Mi compañera Pilar siempre me anima a hablar con valentía sobre la cantidad de realidades que están ahí y pasan desapercibidas porque nos acostumbramos a ellas.
Pilar es una profesora de matemáticas con muchas horas de vuelo y una observadora pertinaz que hace una crítica constructiva de mejoras posibles.
¿Por qué no hablas del ruido en el Centro? ¿Es posible luchar contra la contaminación acústica? Ahí va un cuento. Las ranas son muy buenas para hacernos pensar la fiosofía de las fábulas:
“Una rana saltó un día a una olla de agua hirviendo. Inmediatamente, saltó para salir y escapar de ella. Su instinto fue salvarse y no aguantó ni un segundo en la olla.
Otro día, esa misma olla estaba llena de agua fría. Una rana saltó dentro y nadó tranquila por el agua de la olla. Estaba feliz en esa 'piscina' improvisada.
Lo que la rana no sabía, es que el agua se iba calentando poco a poco. Así que al poco tiempo, el agua fría se transformó en agua templada. Pero la rana se fue acostumbrando, allí seguía, nadando plácidamente en ella.
Sin embargo, poco a poco, el agua subió de temperatura. Tanto, que llegó a estar tan caliente, que la rana murió de calor. Ella, sin embargo, no se había dado cuenta, ya que el calor aumentaba de forma gradual y se iba acostumbrando a él”.
Y así pasa con el ruido: gritos, voces, murmullos que simulan el vuelo de infinitas moscas, ecos retumbando en clases, pasillos y cualquier rincón en el que uno se quiera escapar porque le va a estallar la cabeza.
El silencio nos espanta, produce miedo, un terror que anuncia una tragedia.

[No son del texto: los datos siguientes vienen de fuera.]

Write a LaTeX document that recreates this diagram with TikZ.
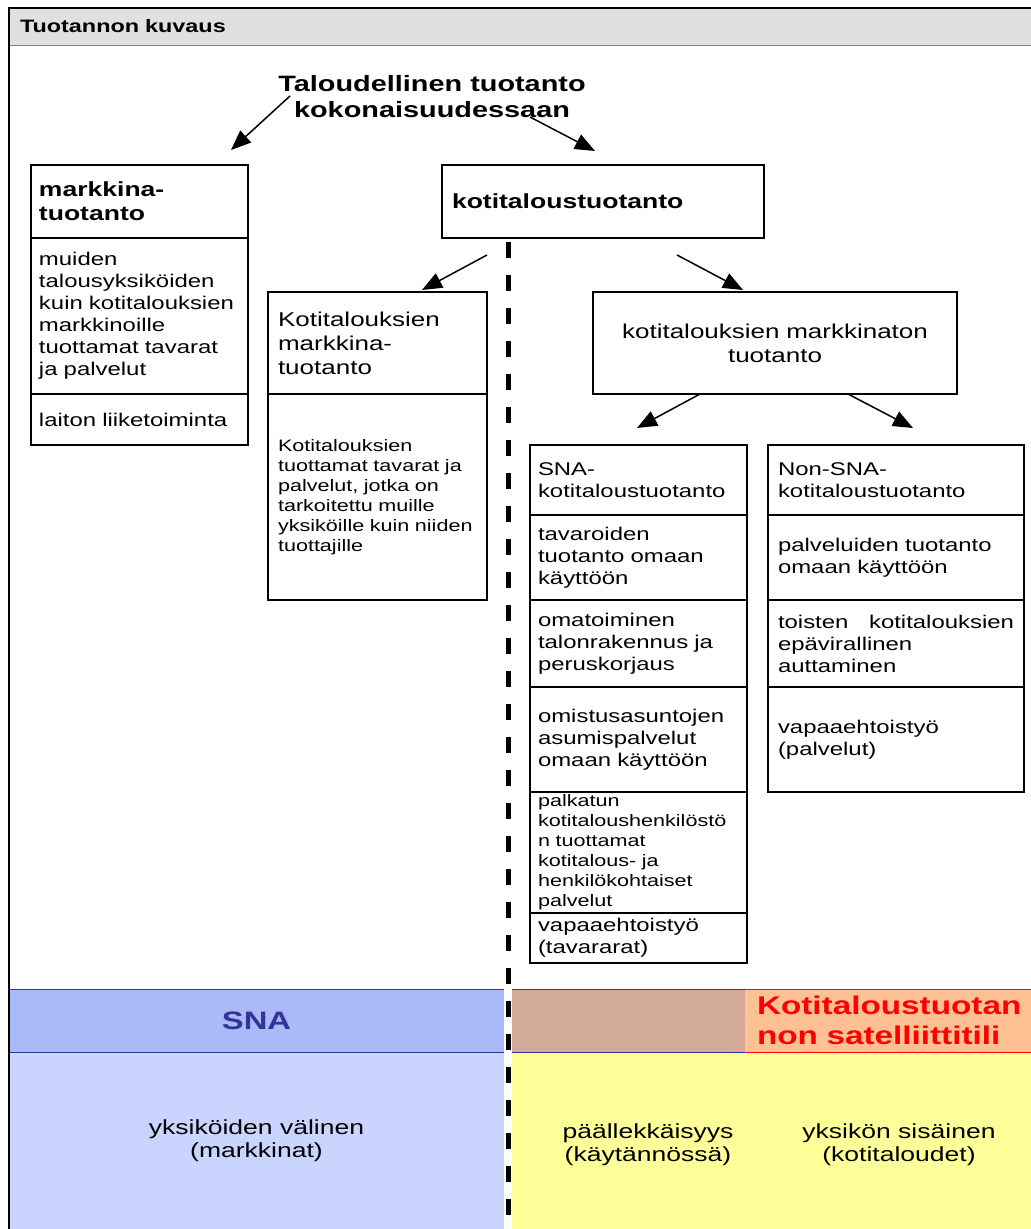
\documentclass[tikz,border=0pt]{standalone}
\usepackage{fontspec}
\setmainfont{Liberation Sans}[FakeStretch=1.3]
\usetikzlibrary{arrows.meta}

\begin{document}
\begin{tikzpicture}
[x=0.5pt,y=-0.5pt,
% Styles
cell/.style={draw,line width=1pt,anchor=north west,outer sep=0pt,inner xsep=4pt,inner ysep=0pt,align=left,font=\fontsize{9.2}{11}\selectfont},
colA/.style={cell,text width=100.5pt},
colC/.style={cell,inner xsep=5pt,text width=99.5pt},
colE/.style={cell,text width=100.5pt},
colF/.style={cell,inner xsep=5pt,text width=118pt},
head text/.style={font=\bfseries\fontsize{10.2}{12}\selectfont},
big text/.style={font=\fontsize{10}{12}\selectfont},
small text/.style={font=\fontsize{8.3}{10}\selectfont},
connector/.style={-{Triangle[length=10pt,width=8pt]},line width=0.75pt},
band/.style={anchor=north west,outer sep=0pt,inner sep=0pt,minimum height=31.5pt},
band text/.style={font=\fontsize{10.2}{11.5}\selectfont,align=center}]
% Colors
\definecolor{headgray}{HTML}{E0E0E0}
\definecolor{snaband}{HTML}{AAB9F7}
\definecolor{lightblue}{HTML}{C9D5FE}
\definecolor{brownband}{HTML}{D4AA98}
\definecolor{orangeband}{HTML}{FFC194}
\definecolor{yellowband}{HTML}{FFFF99}
\definecolor{snatext}{HTML}{333399}
\useasboundingbox (0,0) rectangle (1031,1229);
% Header
\node[anchor=north west,outer sep=0pt,fill=headgray,minimum width=511pt,minimum height=18.5pt,
  inner xsep=5.5pt,text width=500pt,align=left,font=\bfseries\fontsize{9}{11}\selectfont]
  (header) at (9,8) {Tuotannon kuvaus};
\draw[gray] (header.south west) -- (header.south east);
\node[font=\bfseries\fontsize{11.1}{13}\selectfont,align=center] (title) at (432,97)
  {Taloudellinen tuotanto\\kokonaisuudessaan};
% Market production
\node[colA,minimum height=36.5pt,head text] (markkina) at (31,165) {markkina-\\tuotanto};
\node[colA,minimum height=78pt] (markkinaBody) at (markkina.south west)
  {muiden\\talousyksiköiden\\kuin kotitalouksien\\markkinoille\\tuottamat tavarat\\ja palvelut};
\node[colA,minimum height=25.5pt] (laiton) at (markkinaBody.south west) {laiton liiketoiminta};
% Household production
\node[cell,inner xsep=5pt,text width=151pt,minimum height=36.5pt,head text] (kotitalous) at (442,165)
  {kotitaloustuotanto};
\node[colC,minimum height=51pt,big text] (kmarkkina) at (268,292) {Kotitalouksien\\markkina-\\tuotanto};
\node[colC,minimum height=103pt,small text] (kmarkkinaBody) at (kmarkkina.south west)
  {Kotitalouksien\\tuottamat tavarat ja\\palvelut, jotka on\\tarkoitettu muille\\yksiköille kuin niiden\\tuottajille};
\node[cell,align=center,inner xsep=5pt,text width=172pt,minimum height=51pt,big text] (markkinaton) at (593,292)
  {kotitalouksien markkinaton\\tuotanto};
% SNA column
\node[colE,minimum height=35pt] (sna) at (530,445) {SNA-\\kotitaloustuotanto};
\node[colE,minimum height=42.5pt] (tavarat) at (sna.south west) {tavaroiden\\tuotanto omaan\\käyttöön};
\node[colE,minimum height=43.5pt] (talonrak) at (tavarat.south west) {omatoiminen\\talonrakennus ja\\peruskorjaus};
\node[colE,minimum height=52.5pt] (asunnot) at (talonrak.south west) {omistusasuntojen\\asumispalvelut\\omaan käyttöön};
\node[colE,minimum height=60.5pt,small text] (palkattu) at (asunnot.south west)
  {palkatun\\kotitaloushenkilöstö\\n tuottamat\\kotitalous- ja\\henkilökohtaiset\\palvelut};
\node[colE,minimum height=25pt] (vapaaTav) at (palkattu.south west) {vapaaehtoistyö\\(tavararat)};
% Non-SNA column
\node[colF,minimum height=35pt] (nonsna) at (768,445) {Non-SNA-\\kotitaloustuotanto};
\node[colF,minimum height=42.5pt] (palvelut) at (nonsna.south west) {palveluiden tuotanto\\omaan käyttöön};
\node[colF,minimum height=43.5pt] (auttaminen) at (palvelut.south west)
  {toisten\hfill kotitalouksien\\epävirallinen\\auttaminen};
\node[colF,minimum height=52.5pt] (vapaaPal) at (auttaminen.south west) {vapaaehtoistyö\\(palvelut)};
% Connectors
\coordinate (title l) at (290,96);
\coordinate (title r) at (530,117);
\coordinate (kotitalous l) at (487,255);
\coordinate (kotitalous r) at (677,255);
\coordinate (markkinaton l) at (700,394);
\coordinate (markkinaton r) at (848,394);
\coordinate (to markkina) at (231,150);
\coordinate (to kotitalous) at (595,151);
\coordinate (to kmarkkina) at (422,290);
\coordinate (to markkinaton) at (743,290);
\coordinate (to sna) at (637,428);
\coordinate (to nonsna) at (913,428);
\draw[connector] (title l) -- (to markkina);
\draw[connector] (title r) -- (to kotitalous);
\draw[connector] (kotitalous l) -- (to kmarkkina);
\draw[connector] (kotitalous r) -- (to markkinaton);
\draw[connector] (markkinaton l) -- (to sna);
\draw[connector] (markkinaton r) -- (to nonsna);
% Accounts
\node[band,fill=snaband,minimum width=247.5pt,text=snatext,font=\bfseries\fontsize{12.6}{14}\selectfont]
  (SNAband) at (9,989) {SNA};
\node[band,fill=lightblue,minimum width=247.5pt,minimum height=88.5pt,band text] (markkinat) at (SNAband.south west)
  {yksiköiden välinen\\(markkinat)};
\node[band,fill=brownband,minimum width=116.5pt] (overlapband) at (512,989) {};
\node[band,fill=orangeband,minimum width=143pt,inner xsep=6pt,text width=131pt,align=left,text=red,
  font=\bfseries\fontsize{12.8}{15}\selectfont] (satelliitti) at (overlapband.north east)
  {Kotitaloustuotan\\non satelliittitili};
\node[band,fill=yellowband,minimum width=259.5pt,minimum height=88.5pt] (kotitaloudet) at (overlapband.south west) {};
\node[band text] (paallekkaisyys) at (648,1145) {päällekkäisyys\\(käytännössä)};
\node[band text] (sisainen) at (899,1145) {yksikön sisäinen\\(kotitaloudet)};
\draw[snatext] (SNAband.north west) -- (SNAband.north east) (overlapband.north west) -- (overlapband.north east);
\draw[snatext] (SNAband.south west) -- (SNAband.south east) (overlapband.south west) -- (overlapband.south east);
\draw[red] (satelliitti.north west) -- (satelliitti.north east) (satelliitti.south west) -- (satelliitti.south east);
% Frame and divider
\draw[line width=1pt] (9,1229) -- (header.north west) -- (header.north east);
\draw[line width=2.5pt,dash pattern=on 8pt off 8.5pt] (508,242) -- (508,1229);
\end{tikzpicture}
\end{document}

En las voces, los chillidos, las risas descontroladas y los golpes en mesas, sillas y paredes nos encontramos cómodos, cómo la rana que nada en agua templada.
Cuando los alumnos asisten a la biblioteca del Centro o demandan una clase para estudiar el examen los tímpanos comienzan a recibir ondas insoportables inaudibles para quienes los producen..
¡SILENCIO! ¡OS QUERÉIS CALLAR! Los profesores también utilizamos el ruido para luchar contra el ruido como una especie de boomerang que recorre el aire de punta a punta.
Suenan los timbres y los ríos de adolescentes inundan los pasillos sin orden ni concierto, como si el fin del mundo estuviera cerca y una riada humana buscara una escapatoria.
Más jaleo, los profesores de guardia son enmudecidos, parece que mueven sus labios intentando poner orden; pero entre el follón no es posible escucharlos. Más de uno hemos sido víctimas de un alud adolescente cuyas consecuencias ya se pueden ustedes imaginar: caídas, tropezones, empujones y zarandeos.
Recuerdo que en un instituto se instaló en sitios neurálgicos del Centro unos sonómetros, aparato electrónico capaz de medir el nivel de ruido y la presión sonora en un determinado ambiente. Los ruidos se miden en decibelios y estos sonómetros se encargan de detectar los niveles de sonido y permiten medir la contaminación acústica. El resultado fue espectacular: un ambiente con consecuencias preocupantes para mantener la atención, para desarrollar actividades intelectuales, conseguir concentración, para potenciar enfermedades cuyo origen está en ese “tambor” que se pone al lado de las orejas y no cesa.
Deberíamos tomarnos en serio este asunto. Estudiamos la contaninación del agua, del aire, de los alimentos. ¿Por qué no la producida por el ruído? ¿Por qué pasamos por alto esa higiene fundamental? ¿Somos como la rana en agua hirviendo?
Saldremos del trabajo sordos como tapias. Nos espera la calle. Corremos el peligro de ser atacados por una banda de decibelios a punta de pistola.
Se romperá la barrera del sonido y pensaremos que el CAÑONAZO del Hacho nos recuerda que es medio día.